Le journalisme mène à tout, même à La Métro

La soirée a été animée par un «  spécialiste de l’animation d’évènements  » : Pierre Ostian. Le genre de personne pour qui on aimerait rendre obligatoire la retraite à 60 ans. Rendez-vous compte : après avoir travaillé toute sa vie dans le journalisme, il se sent obligé, à l’âge de 67 ans, de travailler plus en animant une agence de communication. Ancienne «  star  » de France 3, où il a animé pendant quinze ans le magazine diffusé nationalement «  Montagne  » - le «  Thalassa des cimes  » - il s’est depuis reconverti, comme tant d’autres «  journalistes  », dans la «  communication sur-mesure  », slogan affiché par son entreprise Le Hérisson bavard. Passionné par le monde de l’entreprise, il propose de «  l’animation d’évènements  », de «  l’organisation de festivals  », des «  relations presse  » et du «  média training  ». Dans ce dernier cas, sous couvert «  d’aide à l’expression  », il entraîne les cadres et les chefs d’entreprise à ne pas être «  désarçonnés par des questions perfides ou inattendues  » et à communiquer sur leur activité grâce à «  la mémorisation de 9 mots-clef  »... Détail amusant : parmi ses références dans le domaine du média training, on trouve Le Daubé.
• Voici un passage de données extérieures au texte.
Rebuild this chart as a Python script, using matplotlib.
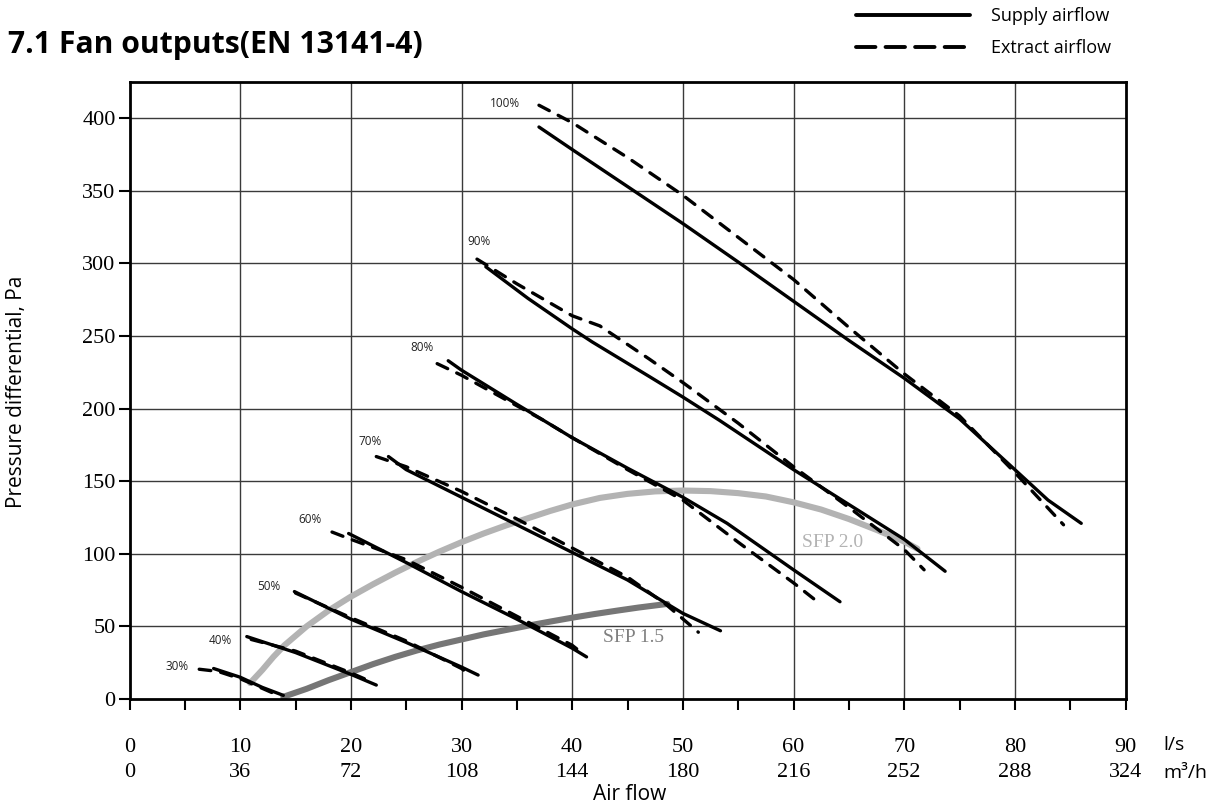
import matplotlib
matplotlib.use("Agg")
import matplotlib.pyplot as plt
from matplotlib.lines import Line2D

# ---------------- data ----------------
speed_labels = ["100%", "90%", "80%", "70%", "60%", "50%", "40%", "30%"]
label_x = [33.9, 31.6, 26.4, 21.7, 16.3, 12.6, 8.2, 4.3]
label_y = [410.5, 315, 242, 177.5, 123.5, 77.2, 40.5, 22.3]

# Supply airflow curves (l/s, Pa)
sup100_x = [37, 40, 45, 50, 55, 60, 65, 70, 75, 80, 83, 86]
sup100_y = [394, 378.5, 353, 327.5, 301, 274, 247, 221, 193, 158, 137, 121]
sup90_x = [32.2, 36, 40, 41.8, 47, 50, 53.3, 60, 65, 70, 73.7]
sup90_y = [297.7, 276, 255, 246, 222, 208, 192, 158, 134, 110, 88]
sup80_x = [28.8, 30, 35, 37.4, 40, 45, 50, 54, 60, 64.2]
sup80_y = [233, 226.5, 203, 192, 180, 159, 139, 121, 89, 67]
sup70_x = [23.4, 25, 30, 35, 40, 45, 50, 53.4]
sup70_y = [167, 158, 139, 120, 101, 82, 59, 47]
sup60_x = [19.8, 25, 30, 35, 40, 41.3]
sup60_y = [114, 94, 74, 55, 35, 29]
sup50_x = [14.9, 20, 25, 30, 31.5]
sup50_y = [74, 55, 39, 22, 16.5]
sup40_x = [10.6, 15, 20, 22.3]
sup40_y = [43, 32, 17, 9.6]
sup30_x = [7.6, 10, 12, 13.9]
sup30_y = [21, 15, 8, 2.5]

# Extract airflow curves (l/s, Pa)
ext100_x = [37, 40, 45, 50, 55, 60, 65, 70, 75, 80, 84.4]
ext100_y = [409, 397, 373, 347, 318, 289, 256, 224, 195, 156, 120]
ext90_x = [31.4, 35, 40, 42.5, 47, 50, 55, 60, 65, 70, 71.8]
ext90_y = [303, 286, 264, 257, 234, 218, 190, 160, 132, 103, 89]
ext80_x = [27.8, 30, 35, 37.4, 40, 45, 50, 55, 60, 62]
ext80_y = [231, 223, 202, 192, 180, 158, 137, 108, 80, 68]
ext70_x = [22.3, 25, 30, 35, 40, 45, 48.5, 51.4]
ext70_y = [167, 160, 143, 124, 104, 84, 65, 46]
ext60_x = [18.3, 20, 25, 30, 35, 40, 41]
ext60_y = [115, 110, 96, 77, 57, 37, 31]
ext50_x = [15, 20, 25, 30, 30.5]
ext50_y = [73, 56, 40, 21, 18]
ext40_x = [11, 15, 20, 21.5]
ext40_y = [41, 33, 18, 13]
ext30_x = [6.3, 8, 10, 13]
ext30_y = [20.5, 19, 14, 4]

# SFP curves
sfp20_x = [10.9, 12, 13, 14, 16, 18, 20, 22, 24, 26, 28, 30, 32, 34, 36, 38, 40, 42.5, 45,
           47.5, 50, 52.5, 55, 57.5, 60, 62.5, 65, 67.5, 70, 71.2]
sfp20_y = [11, 20, 29, 37, 50, 61, 70.5, 79, 87, 94.5, 101.5, 108, 114, 119.5, 124.5, 129.5, 134,
           138.5, 141.3, 143, 143.6, 143.2, 141.8, 139.5, 135.5, 130.5, 124, 116.5, 108.5, 103.5]
sfp15_x = [13.9, 16, 18, 20, 22, 24, 26, 28, 30, 32, 34, 36, 38, 40, 42, 44, 46, 48.6]
sfp15_y = [1.5, 7, 13, 18.5, 24, 29, 33.5, 37.5, 41, 44.5, 47.5, 50.5, 53.3, 56, 58.5, 60.8, 63, 65.5]

xticks_ls = [0, 10, 20, 30, 40, 50, 60, 70, 80, 90]
xticks_m3h = [0, 36, 72, 108, 144, 180, 216, 252, 288, 324]
yticks = [0, 50, 100, 150, 200, 250, 300, 350, 400]

supply = [(sup100_x, sup100_y), (sup90_x, sup90_y), (sup80_x, sup80_y), (sup70_x, sup70_y),
          (sup60_x, sup60_y), (sup50_x, sup50_y), (sup40_x, sup40_y), (sup30_x, sup30_y)]
extract = [(ext100_x, ext100_y), (ext90_x, ext90_y), (ext80_x, ext80_y), (ext70_x, ext70_y),
           (ext60_x, ext60_y), (ext50_x, ext50_y), (ext40_x, ext40_y), (ext30_x, ext30_y)]

# ---------------- figure ----------------
W, H = 1214, 809
fig = plt.figure(figsize=(W / 100, H / 100), dpi=100)
ax = fig.add_axes([129.5 / W, 1 - 699 / H, (1125.5 - 129.5) / W, (699 - 82) / H])

SANS = ["Open Sans", "DejaVu Sans"]
SERIF = ["Liberation Serif", "DejaVu Serif"]

ax.set_xlim(0, 90)
ax.set_ylim(0, 425)

# grid
for v in xticks_ls[1:-1]:
    ax.axvline(v, color="#3a3a3a", lw=1.0, zorder=1)
for v in yticks[1:]:
    ax.axhline(v, color="#3a3a3a", lw=1.0, zorder=1)

# SFP curves
ax.plot(sfp20_x, sfp20_y, color="#b3b3b3", lw=4.4, solid_capstyle="round",
        solid_joinstyle="round", zorder=2)
ax.plot(sfp15_x, sfp15_y, color="#767676", lw=4.4, solid_capstyle="round",
        solid_joinstyle="round", zorder=2)

# fan curves
for (xs, ys) in extract:
    ax.plot(xs, ys, color="black", lw=2.4, linestyle=(0, (3.5, 3.0)),
            dash_capstyle="round", solid_capstyle="round", zorder=3)
for (xs, ys) in supply:
    ax.plot(xs, ys, color="black", lw=2.4, solid_capstyle="round", zorder=3)

for t, x, y in zip(speed_labels, label_x, label_y):
    ax.text(x, y, t, fontsize=8.5, family=SANS, color="#222222", ha="center", va="center")

ax.text(63.5, 107.7, "SFP 2.0", fontsize=14, family=SERIF, color="#b3b3b3", ha="center", va="center")
ax.text(45.5, 42.2, "SFP 1.5", fontsize=14, family=SERIF, color="#808080", ha="center", va="center")

# axes styling
for s in ax.spines.values():
    s.set_linewidth(2.0)
    s.set_color("black")

ax.set_yticks(yticks)
ax.set_yticklabels([str(v) for v in yticks], family=SERIF, fontsize=16)
ax.set_xticks(xticks_ls)
ax.set_xticklabels([f"{a}\n{b}" for a, b in zip(xticks_ls, xticks_m3h)],
                   family=SERIF, fontsize=16, linespacing=1.45)
ax.set_xticks(list(range(5, 90, 10)), minor=True)
ax.tick_params(axis="y", which="major", direction="out", length=8, width=1.5, pad=2)
ax.tick_params(axis="x", which="both", direction="out", length=8, width=1.5, pad=20)

fig.text(1163 / W, 1 - 745 / H, "l/s", family=SANS, fontsize=14, va="center", ha="left")
fig.text(1163 / W, 1 - 773 / H, "m³/h", family=SANS, fontsize=14, va="center", ha="left")

fig.text(630 / W, 1 - 795 / H, "Air flow", family=SANS, fontsize=15, ha="center", va="center")
fig.text(17 / W, 1 - 392 / H, "Pressure differential, Pa", family=SANS, fontsize=15,
         rotation=90, ha="center", va="center")

fig.text(8 / W, 1 - 45 / H, "7.1 Fan outputs(EN 13141-4)", family=SANS, fontsize=21.7,
         fontweight="bold", ha="left", va="center")

handles = [Line2D([], [], color="black", lw=2.8, solid_capstyle="round"),
           Line2D([], [], color="black", lw=2.8, linestyle=(0, (5, 2.6)), dash_capstyle="round")]
fig.legend(handles, ["Supply airflow", "Extract airflow"], loc="upper left",
           bbox_to_anchor=(856 / W, 1 - 7 / H), frameon=False, prop={"family": SANS, "size": 13},
           handlelength=6.3, handletextpad=1.15, labelspacing=0.78, borderpad=0, borderaxespad=0)

fig.savefig("out.png", dpi=100)
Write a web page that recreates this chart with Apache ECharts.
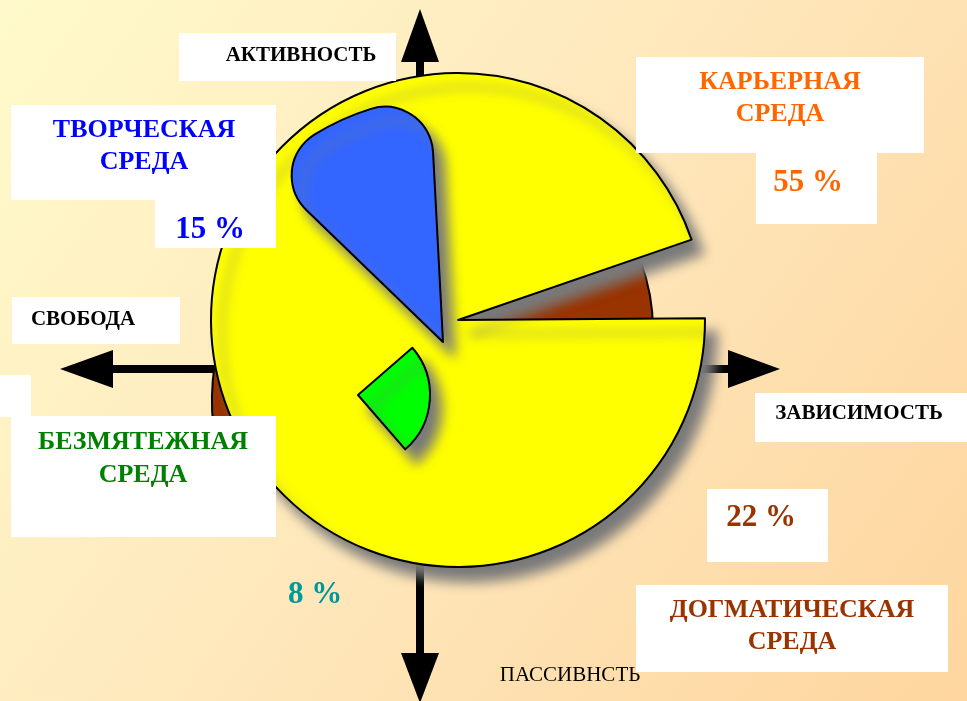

La direction du journal l’a-t-elle embauché pour «  mieux appréhender les milieux de la presse  » ou pour «  bien répondre à une interview  » ? Mystère. Pierre Ostian n’oublie pas de s’engager et se targue d’avoir été «  l’une des toutes premières entreprises françaises à adhérer à l’association 1% pour la planète  », dont le but est de donner bonne conscience à des patrons reversant 1% de leur chiffre d’affaires à la très vague «  protection de l’environnement  ». Pour lui, qui a choisi de subventionner l’association d’éco-skieurs «  Mountain riders  » (dont tout l’engagement consiste à ramasser les mégots de cigarettes sous les télésièges), c’est une bonne manière de «  militer “avec” et non “contre”  ». Lors des Jeudis du projet d’agglo, il a su rester fidèle à cette logique et «  militer avec  » les élus et responsables invités, sans jamais aller «  contre  » eux mais en les brossant toujours dans le sens du poil, dans le plus pur style du journalisme moderne, alias «  communication  ».